Puppets aside, YouTube is the best forum for debate
Jeff Jarvis
Monday July 30, 2007
The Guardian
I had such high hopes for the first YouTube presidential debate in America, held on CNN last week. We, the people, were to ask the questions by submitting videos to YouTube, some of which would be shown to the candidates and to the nation. Almost 3,000 questions came into YouTube covering an incredible range of issues, often expressed in highly personal terms.
Before the debate, I blogged that I thought this could fundamentally shift the dynamics of politics in America, giving the people a voice, letting us be heard by the powerful and the wider public. Campaigns have always been about control, about handing down a message, with just the appearance of listening. But here, at least, the voters and the politicians would speak directly, albeit virtually, in full public view.
I thought this might have the fringe benefit of teaching reporters and TV anchors, who are supposed to ask questions in our stead, how they really should do it.
And I hoped that the debate could demonstrate that our democracy is in good hands, that we care and are informed. Too often, that’s not the PR we, the people, get. We’re portrayed as big, dumb masses who don’t know and don’t give a damn. But that’s not the people you see in the vast majority of the questions submitted to YouTube. Reporters I know who watched hundreds and even thousands of them came away impressed with the public.

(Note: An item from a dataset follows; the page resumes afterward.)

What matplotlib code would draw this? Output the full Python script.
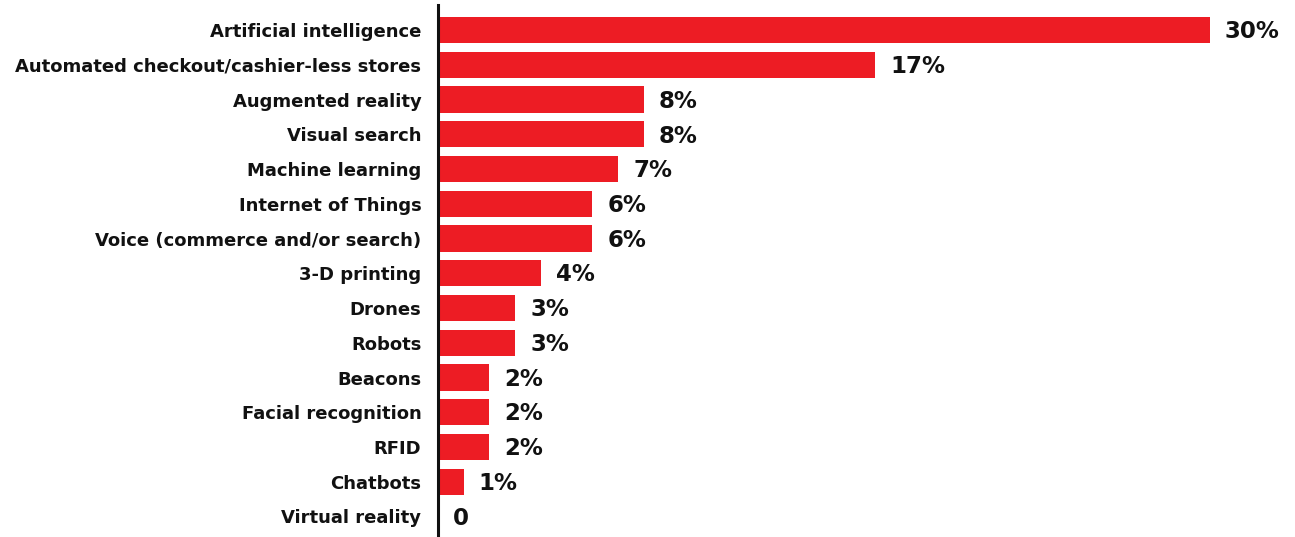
import matplotlib
matplotlib.use("Agg")
import matplotlib.pyplot as plt

categories = [
    "Artificial intelligence",
    "Automated checkout/cashier-less stores",
    "Augmented reality",
    "Visual search",
    "Machine learning",
    "Internet of Things",
    "Voice (commerce and/or search)",
    "3-D printing",
    "Drones",
    "Robots",
    "Beacons",
    "Facial recognition",
    "RFID",
    "Chatbots",
    "Virtual reality",
]
values = [30, 17, 8, 8, 7, 6, 6, 4, 3, 3, 2, 2, 2, 1, 0]
value_labels = ["30%", "17%", "8%", "8%", "7%", "6%", "6%", "4%", "3%", "3%",
                "2%", "2%", "2%", "1%", "0"]

plt.rcParams['font.family'] = ['DejaVu Sans']

W, H = 1295, 537
fig = plt.figure(figsize=(W / 100, H / 100), dpi=100)
left_px = 438
ax = fig.add_axes([left_px / W, 0, (W - left_px) / W, (H - 5) / H])

ypos = list(range(len(categories)))
ax.barh(ypos, values, height=0.75, color="#ED1C24", zorder=2)

px_per_unit = 25.73
ax.set_xlim(0, (W - left_px) / px_per_unit)
ax.set_ylim(14.59, -0.72)

for y, v, lab in zip(ypos, values, value_labels):
    ax.text(v + 0.58, y + 0.05, lab, va="center", ha="left",
            fontsize=16.5, fontweight="bold", color="#111111")

ax.set_yticks(ypos)
ax.set_yticklabels(categories, fontsize=13, fontweight="bold", color="#111111")
ax.tick_params(axis="y", length=0, pad=12)
ax.set_xticks([])

for side in ["top", "right", "bottom"]:
    ax.spines[side].set_visible(False)
ax.spines["left"].set_linewidth(2.2)
ax.spines["left"].set_color("#111111")

fig.savefig("out.png", dpi=100)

Sadly, this is not what we saw on the debate itself. CNN selected the questions unilaterally, not allowing us to vote for the best, or even to rate and discuss them. I’m not suggesting that we should have selected them all; there is a need for organisation, and popularity is not the best guide. But if the public had had a voice in the process, we surely would not have ended up with half the videos CNN chose, the ones that were insipid, sophomoric, pointless and silly: someone held up a coin and asked the candidates to define the words there – “In God we trust.” A snowman sock puppet asked about global warming. A gun nut cradled his huge weapon and called it his “baby” (candidate Joe Biden said the man needs medical attention). This is how media see us: benign fools, dangerous freaks.
But there were also moments of profound clarity. A lesbian couple asked the candidates simply, “Would you allow us to be married . . . to each other?” A pastor followed, asking how, after religion was used to justify slavery and segregation, it still could be used to “deny gay Americans their full and equal rights.” Parents of soldiers in Iraq – one headed back, the other dead – confronted the candidates on the war. A woman suffering from cancer and poor American health care and insurance took off her wig to make her point most personally. These questioners made abstract issues human. They reminded us that elections are not about jockeying horse races; they are about our nation and our lives.
But TV got in the way. The candidates responded to most of this with their well-spun cant: empty words about change and experience. And if anyone mentions a soldier in the family, the candidate is obligated to deliver the thanks of the nation. This is how politicians behave before the big cameras. But the folks on the YouTube videos were speaking to small cameras; they were more direct, intimate, authentic.
The two media did not mix well. CNN displayed the YouTube videos in small squares on a big screen shot by a big camera – reduced, finally, to postage stamps on our screens. It seemed the network was ashamed to show the videos full-screen because they would not look like real TV. But, of course, that’s just the point. They weren’t real TV. They were bits of conversation.
TV doesn’t know how to have a conversation. TV knows how to perform. The event’s moderator, CNN’s Anderson Cooper, behaved almost apologetically about the intrusion of these real people, who speak without benefit of make-up. He interrupted the candidates constantly, allowing them shallow soundbites a fraction the length and depth of even a YouTube video.
So I wish we’d have the YouTube debate on YouTube and leave TV behind. A few of the candidates are beginning to answer voters’ questions and challenges directly, small-camera-to-small-camera. Thus they are opening up a dialogue between candidate and constituent that was not possible before the internet: a conversation in our new public square. That is how elections should be held, amid the citizens.